My son (who’s an incredible home baker) gave me some sourdough starter a couple months ago and told me I should give sourdough another try. I had failed to maintain a sourdough a couple years ago, and had given up on it — but this was a gift from Zak, so how could I refuse?
Well, Zak’s starter is so lively and tolerant that it has me hooked. It survived the long car trip from California and a few weeks of neglect when I was too busy to bake bread. As long as it’s fed (water and flour) from time to time, it’s in bubbly good spirits. And that wonderful starter has been inspiring me to make bread quite a bit lately — which has warmed up our apartment nicely during this cold spring.
I’ve mostly been using the Dutch oven method, in which the combination of a wet dough and a very hot oven-like pan makes for a crusty European-style bread.

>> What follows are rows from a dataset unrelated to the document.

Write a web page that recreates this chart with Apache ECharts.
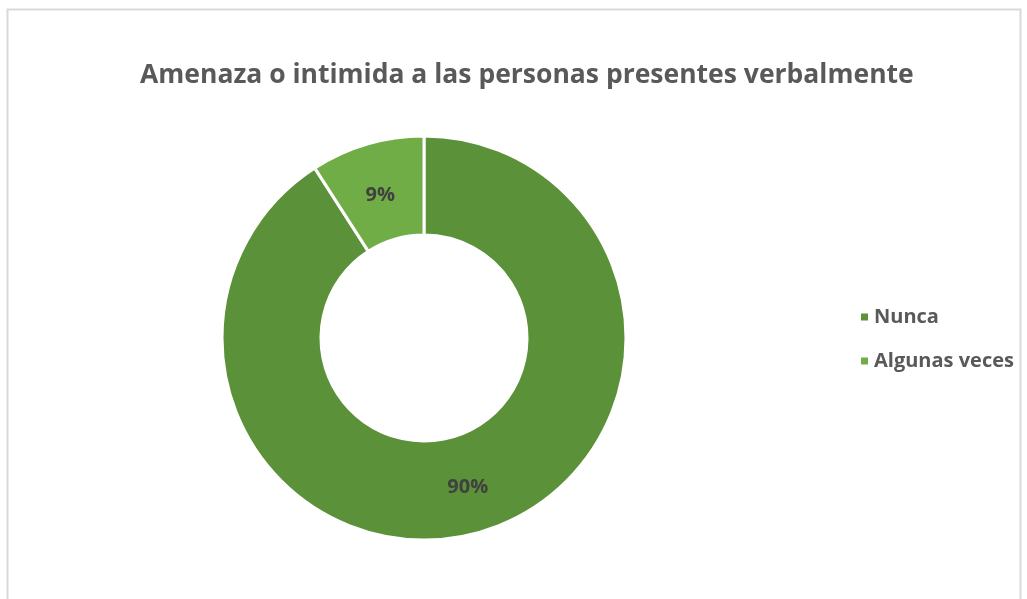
<!DOCTYPE html>
<html>
<head>
<meta charset="utf-8">
<script src="https://cdn.jsdelivr.net/npm/echarts@6/dist/echarts.min.js"></script>
<style>
  html, body {margin: 0; padding: 0; background: #fff;}
  #main {width: 1027px; height: 599px;}
</style>
</head>
<body>
<div id="main"></div>
<script>
function $(id) {return document.getElementById(id)}

var titleText = 'Amenaza o intimida a las personas presentes verbalmente';
var categories = ['Nunca', 'Algunas veces'];
var values = [90, 9];
var colors = ['#5b9138', '#70ad47'];
// small nudge so the small slice label sits like in the original
var labelOffsets = [[0, 0], [0, 6]];

var chart = echarts.init($('main'));
chart.setOption({
  backgroundColor: '#fff',
  animation: false,
  title: {
    text: titleText,
    left: 135,
    top: 57,
    textStyle: {
      color: '#595959',
      fontSize: 26.5,
      fontWeight: 'bold',
      fontFamily: 'Open Sans'
    }
  },
  legend: {
    orient: 'vertical',
    left: 854,
    top: 302,
    itemWidth: 9,
    itemHeight: 9,
    itemGap: 24,
    icon: 'rect',
    data: categories,
    textStyle: {
      color: '#595959',
      fontSize: 20,
      fontWeight: 'bold',
      fontFamily: 'Open Sans'
    }
  },
  graphic: [{
    type: 'rect',
    shape: {x: 7.5, y: 9.5, width: 1013, height: 600},
    style: {fill: 'none', stroke: '#d9d9d9', lineWidth: 2},
    silent: true
  }],
  series: [{
    type: 'pie',
    center: [424, 338],
    radius: [103, 202],
    startAngle: 90,
    clockwise: true,
    itemStyle: {borderColor: '#fff', borderWidth: 3},
    label: {
      show: true,
      position: 'inside',
      formatter: '{c}%',
      color: '#404040',
      fontSize: 20,
      fontWeight: 'bold',
      fontFamily: 'Open Sans'
    },
    labelLine: {show: false},
    data: categories.map(function (name, i) {
      return {
        name: name,
        value: values[i],
        itemStyle: {color: colors[i]},
        label: {offset: labelOffsets[i]}
      };
    })
  }]
});
</script>
</body>
</html>
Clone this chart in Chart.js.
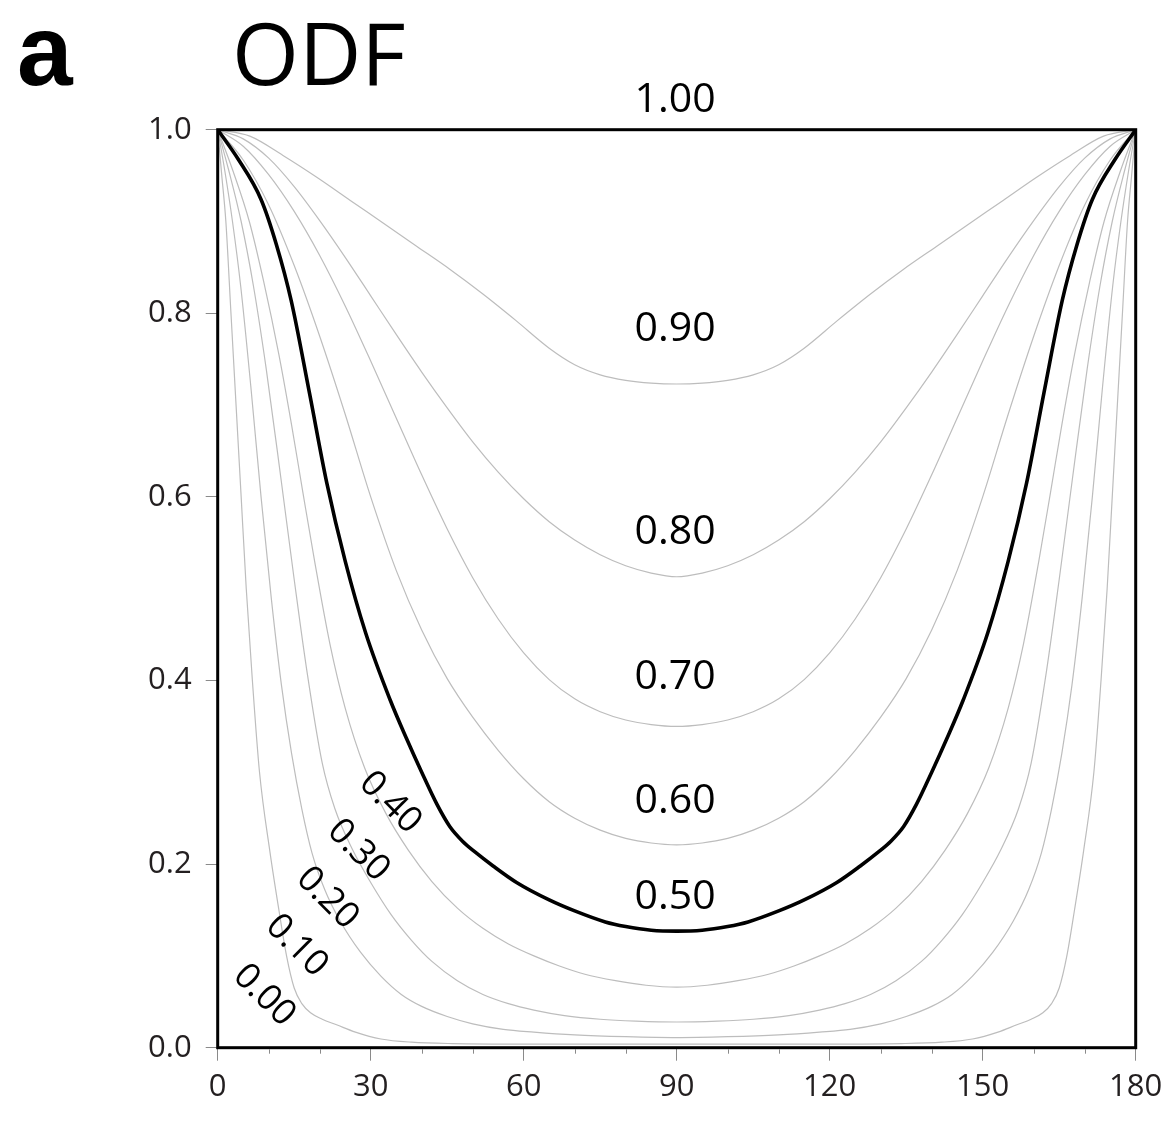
<!DOCTYPE html>
<html>
<head>
<meta charset="utf-8">
<script src="https://cdn.jsdelivr.net/npm/chart.js@4.4.1/dist/chart.umd.min.js"></script>
<style>
  html,body{margin:0;padding:0;background:#fff;}
  #wrap{position:relative;width:1171px;height:1124px;}
</style>
</head>
<body>
<div id="wrap"><canvas id="c" width="1171" height="1124"></canvas></div>
<script>
// ---- data: ODF contour levels, as [angle, value] points ----
const levelNames = ['0.00','0.10','0.20','0.30','0.40','0.50','0.60','0.70','0.80','0.90','1.00'];

const c000 = [[0,1],[0,0],[180,0],[180,1]];
const c010 = [[0,1],[0.8,0.95],[1.6,0.9],[2.6,0.8],[3.6,0.7],[4.6,0.6],[5.6,0.5],[6.8,0.4],[8.2,0.3],[10.2,0.215],[12,0.15],[13.5,0.1],[15,0.065],[16.5,0.048],[18.2,0.038],[20.5,0.031],[23.3,0.025],[27,0.017],[32,0.0095],[38,0.006],[46,0.0045],[60,0.004],[75,0.004],[90,0.004],
  [105,0.004],[120,0.004],[134,0.0045],[142,0.006],[148,0.0095],[153,0.017],[156.7,0.025],[159.5,0.031],[161.8,0.038],[163.5,0.048],[165,0.065],[166.5,0.1],[168,0.15],[169.8,0.215],[171.8,0.3],[173.2,0.4],[174.4,0.5],[175.4,0.6],[176.4,0.7],[177.4,0.8],[178.4,0.9],[179.2,0.95],[180,1]];
const c020 = [[0,1],[1.4,0.955],[2.9,0.9],[4.5,0.83],[6.5,0.72],[8.5,0.6],[10.5,0.49],[12.5,0.395],[14.5,0.32],[16.5,0.26],[18.5,0.212],[21,0.172],[24,0.138],[28,0.104],[32,0.078],[36,0.058],[40,0.045],[45,0.034],[50,0.026],[56,0.02],[62,0.017],[70,0.014],[80,0.012],[90,0.011],
  [100,0.012],[110,0.014],[118,0.017],[124,0.02],[130,0.026],[135,0.034],[140,0.045],[144,0.058],[148,0.078],[152,0.104],[156,0.138],[159,0.172],[161.5,0.212],[163.5,0.26],[165.5,0.32],[167.5,0.395],[169.5,0.49],[171.5,0.6],[173.5,0.72],[175.5,0.83],[177.1,0.9],[178.6,0.955],[180,1]];
const c030 = [[0,1],[2.2,0.955],[4.6,0.9],[7,0.83],[9.5,0.74],[12.4,0.62],[15,0.51],[17.5,0.41],[20.5,0.31],[23,0.26],[26.5,0.215],[30,0.18],[34,0.145],[38,0.117],[42,0.094],[47,0.073],[52,0.058],[57,0.048],[62,0.041],[68,0.035],[75,0.031],[82,0.029],[90,0.028],
  [98,0.029],[105,0.031],[112,0.035],[118,0.041],[123,0.048],[128,0.058],[133,0.073],[138,0.094],[142,0.117],[146,0.145],[150,0.18],[153.5,0.215],[157,0.26],[159.5,0.31],[162.5,0.41],[165,0.51],[167.6,0.62],[170.5,0.74],[173,0.83],[175.4,0.9],[177.8,0.955],[180,1]];
const c040 = [[0,1],[3,0.955],[6.2,0.9],[9,0.835],[12,0.755],[14.5,0.678],[16.7,0.605],[19,0.53],[22,0.44],[25,0.37],[28.8,0.305],[33,0.255],[37.4,0.215],[42,0.181],[47,0.152],[52,0.13],[57,0.113],[62,0.1],[67,0.089],[72,0.08],[78,0.073],[84,0.068],[90,0.066],
  [96,0.068],[102,0.073],[108,0.08],[113,0.089],[118,0.1],[123,0.113],[128,0.13],[133,0.152],[138,0.181],[142.6,0.215],[147,0.255],[151.2,0.305],[155,0.37],[158,0.44],[161,0.53],[163.3,0.605],[165.5,0.678],[168,0.755],[171,0.835],[173.8,0.9],[177,0.955],[180,1]];
const c050 = [[0,1],[4,0.968],[8.5,0.924],[11.5,0.875],[14.4,0.814],[18,0.713],[21.4,0.615],[25,0.53],[29,0.452],[33.8,0.379],[37,0.337],[40,0.3],[43,0.265],[45.5,0.241],[48,0.225],[50.5,0.213],[54,0.198],[58.6,0.18],[65,0.161],[70,0.149],[76,0.137],[80,0.132],[85,0.128],[90,0.127],
  [95,0.128],[100,0.132],[104,0.137],[110,0.149],[115,0.161],[121.4,0.18],[126,0.198],[129.5,0.213],[132,0.225],[134.5,0.241],[137,0.265],[140,0.3],[143,0.337],[146.2,0.379],[151,0.452],[155,0.53],[158.6,0.615],[162,0.713],[165.6,0.814],[168.5,0.875],[171.5,0.924],[176,0.968],[180,1]];
const c060 = [[0,1],[5,0.967],[10,0.918],[15,0.852],[20,0.775],[25,0.69],[30,0.6],[35,0.52],[40,0.455],[45,0.402],[50,0.36],[55,0.324],[60,0.293],[65,0.268],[70,0.25],[75,0.237],[80,0.228],[85,0.223],[90,0.221],
  [95,0.223],[100,0.228],[105,0.237],[110,0.25],[115,0.268],[120,0.293],[125,0.324],[130,0.36],[135,0.402],[140,0.455],[145,0.52],[150,0.6],[155,0.69],[160,0.775],[165,0.852],[170,0.918],[175,0.967],[180,1]];
const c070 = [[0,1],[5,0.982],[10,0.951],[15,0.911],[20,0.863],[25,0.808],[30,0.748],[35,0.686],[40,0.624],[45,0.565],[50,0.512],[55,0.467],[60,0.43],[65,0.401],[70,0.38],[75,0.366],[80,0.357],[85,0.352],[90,0.35],
  [95,0.352],[100,0.357],[105,0.366],[110,0.38],[115,0.401],[120,0.43],[125,0.467],[130,0.512],[135,0.565],[140,0.624],[145,0.686],[150,0.748],[155,0.808],[160,0.863],[165,0.911],[170,0.951],[175,0.982],[180,1]];
const c080 = [[0,1],[5,0.99],[10,0.969],[15,0.938],[20,0.901],[25,0.861],[30,0.819],[35,0.777],[40,0.736],[45,0.697],[50,0.66],[55,0.627],[60,0.598],[65,0.573],[70,0.553],[75,0.537],[80,0.525],[85,0.517],[90,0.513],
  [95,0.517],[100,0.525],[105,0.537],[110,0.553],[115,0.573],[120,0.598],[125,0.627],[130,0.66],[135,0.697],[140,0.736],[145,0.777],[150,0.819],[155,0.861],[160,0.901],[165,0.938],[170,0.969],[175,0.99],[180,1]];
const c090 = [[0,1],[6.3,0.993],[12.8,0.972],[19.5,0.948],[26,0.923],[32.5,0.898],[39,0.873],[45.5,0.848],[52,0.821],[58.5,0.792],[65,0.762],[70,0.744],[75,0.733],[80,0.727],[85,0.724],[90,0.723],
  [95,0.724],[100,0.727],[105,0.733],[110,0.744],[115,0.762],[121.5,0.792],[128,0.821],[134.5,0.848],[141,0.873],[147.5,0.898],[154,0.923],[160.5,0.948],[167.2,0.972],[173.7,0.993],[180,1]];
const c100 = [[0,1],[180,1]];

const curves = [c000,c010,c020,c030,c040,c050,c060,c070,c080,c090,c100];

const xMin = 0, xMax = 180, xStep = 10, xLabelEvery = 30;
const yMin = 0, yMax = 1, yStep = 0.2;

// anchors (data coordinates) for the contour annotations
const labelAnchors = [
  {t:'1.00', x:89.7, y:1.032, rot:0, size:41},
  {t:'0.90', x:89.7, y:0.783, rot:0, size:41},
  {t:'0.80', x:89.7, y:0.561, rot:0, size:41},
  {t:'0.70', x:89.7, y:0.403, rot:0, size:41},
  {t:'0.60', x:89.7, y:0.268, rot:0, size:41},
  {t:'0.50', x:89.7, y:0.164, rot:0, size:41},
  {t:'0.40', x:33.8, y:0.267, rot:45, size:36},
  {t:'0.30', x:27.6, y:0.215, rot:45, size:36},
  {t:'0.20', x:21.5, y:0.163, rot:45, size:36},
  {t:'0.10', x:15.5, y:0.111, rot:45, size:36},
  {t:'0.00', x:9.1,  y:0.057, rot:45, size:36}
];

const LABEL_FONT = '"Open Sans", "DejaVu Sans", sans-serif';

const datasets = curves.map((pts, i) => ({
  label: levelNames[i],
  data: pts.map(p => ({x: p[0], y: p[1]})),
  showLine: true,
  pointRadius: 0,
  pointHoverRadius: 0,
  borderColor: i === 5 ? '#000000' : '#bdbdbd',
  borderWidth: i === 5 ? 3.6 : 1.2,
  cubicInterpolationMode: (i === 0 || i === 10) ? 'default' : 'monotone',
  tension: 0,
  fill: false,
  order: i === 5 ? 0 : 1
}));

const decorPlugin = {
  id: 'decor',
  afterDatasetsDraw(chart) {
    const {ctx, chartArea: a, scales} = chart;
    const xs = scales.x, ys = scales.y;
    ctx.save();
    // frame
    ctx.strokeStyle = '#000';
    ctx.lineWidth = 3;
    ctx.strokeRect(a.left, a.top, a.right - a.left, a.bottom - a.top);
    // minor x ticks
    ctx.strokeStyle = '#8a8a8a';
    ctx.lineWidth = 1;
    for (let v = xMin; v <= xMax; v += xStep) {
      if (v % xLabelEvery === 0) continue;
      const px = Math.round(xs.getPixelForValue(v)) + 0.5;
      ctx.beginPath();
      ctx.moveTo(px, a.bottom + 1.5);
      ctx.lineTo(px, a.bottom + 6);
      ctx.stroke();
    }
    // contour labels
    ctx.fillStyle = '#000';
    ctx.textAlign = 'center';
    ctx.textBaseline = 'middle';
    labelAnchors.forEach(l => {
      const px = xs.getPixelForValue(l.x);
      const py = ys.getPixelForValue(l.y);
      ctx.save();
      ctx.translate(px, py);
      ctx.rotate(l.rot * Math.PI / 180);
      ctx.font = l.size + 'px ' + LABEL_FONT;
      ctx.fillText(l.t, 0, 0);
      ctx.restore();
    });
    // panel letter and title
    ctx.textAlign = 'left';
    ctx.textBaseline = 'alphabetic';
    ctx.font = 'bold 100px "Liberation Sans", Arial, sans-serif';
    ctx.fillText('a', 17, 85);
    ctx.font = '86px ' + LABEL_FONT;
    ctx.fillText('ODF', 232, 85);
    ctx.restore();
  }
};

new Chart(document.getElementById('c'), {
  type: 'scatter',
  data: { datasets },
  options: {
    responsive: false,
    animation: false,
    devicePixelRatio: 1,
    events: [],
    layout: { padding: { left: 0, top: 129.7, right: 35.3, bottom: 0 } },
    plugins: { legend: { display: false }, tooltip: { enabled: false }, title: { display: false } },
    scales: {
      x: {
        type: 'linear', min: xMin, max: xMax,
        afterFit(s) { s.height = 76.3; },
        border: { display: false },
        grid: {
          drawOnChartArea: false, drawTicks: true, tickLength: 13,
          tickColor: c => (c.tick && c.tick.value % xLabelEvery === 0) ? '#8a8a8a' : 'rgba(0,0,0,0)',
          tickWidth: 1
        },
        ticks: {
          stepSize: xStep, autoSkip: false, maxRotation: 0, padding: 8,
          color: '#231f20',
          font: { family: LABEL_FONT, size: 31 },
          callback: v => (v % xLabelEvery === 0 ? String(v) : '')
        }
      },
      y: {
        type: 'linear', min: yMin, max: yMax,
        afterFit(s) { s.width = 217.7; },
        border: { display: false },
        grid: { drawOnChartArea: false, drawTicks: true, tickLength: 12, tickColor: '#8a8a8a', tickWidth: 1 },
        ticks: {
          stepSize: yStep, padding: 14,
          color: '#231f20',
          font: { family: LABEL_FONT, size: 31 },
          callback: v => Number(v).toFixed(1)
        }
      }
    }
  },
  plugins: [decorPlugin]
});
</script>
</body>
</html>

My current favorite is a hearty bread similar to the one I discussed in this post (which was also in praise of German bread) but using 1/4 to 1/2 cup of sourdough starter in place of the yeast, and adjusting a bit for the additional liquid of the starter. I bake it (in a Dutch oven preheated in a 450-degree oven) for 25 minutes with the lid on, and 15 minutes with the lid off.
The dough I’ve been using has approximately 1 cup bread flour, 1 cup whole wheat flour, 1/2 cup rye and 1/2 cup oatmeal, some sunflower, flax, sesame and poppy seeds and 1 1/2 teaspoons of salt — plus scant half cup of starter and about 1 1/2 cups of water. I say approximately, because I’ve found this recipe (like the starter) is quite forgiving of my slapdash methods.
Once I have a nice loaf of bread, a lot of problems are resolved around the house. Hungry? Have a slice of bread or toast. It’s always a good place to start.
If you’re lucky, there might be an avocado or something else good to put on it!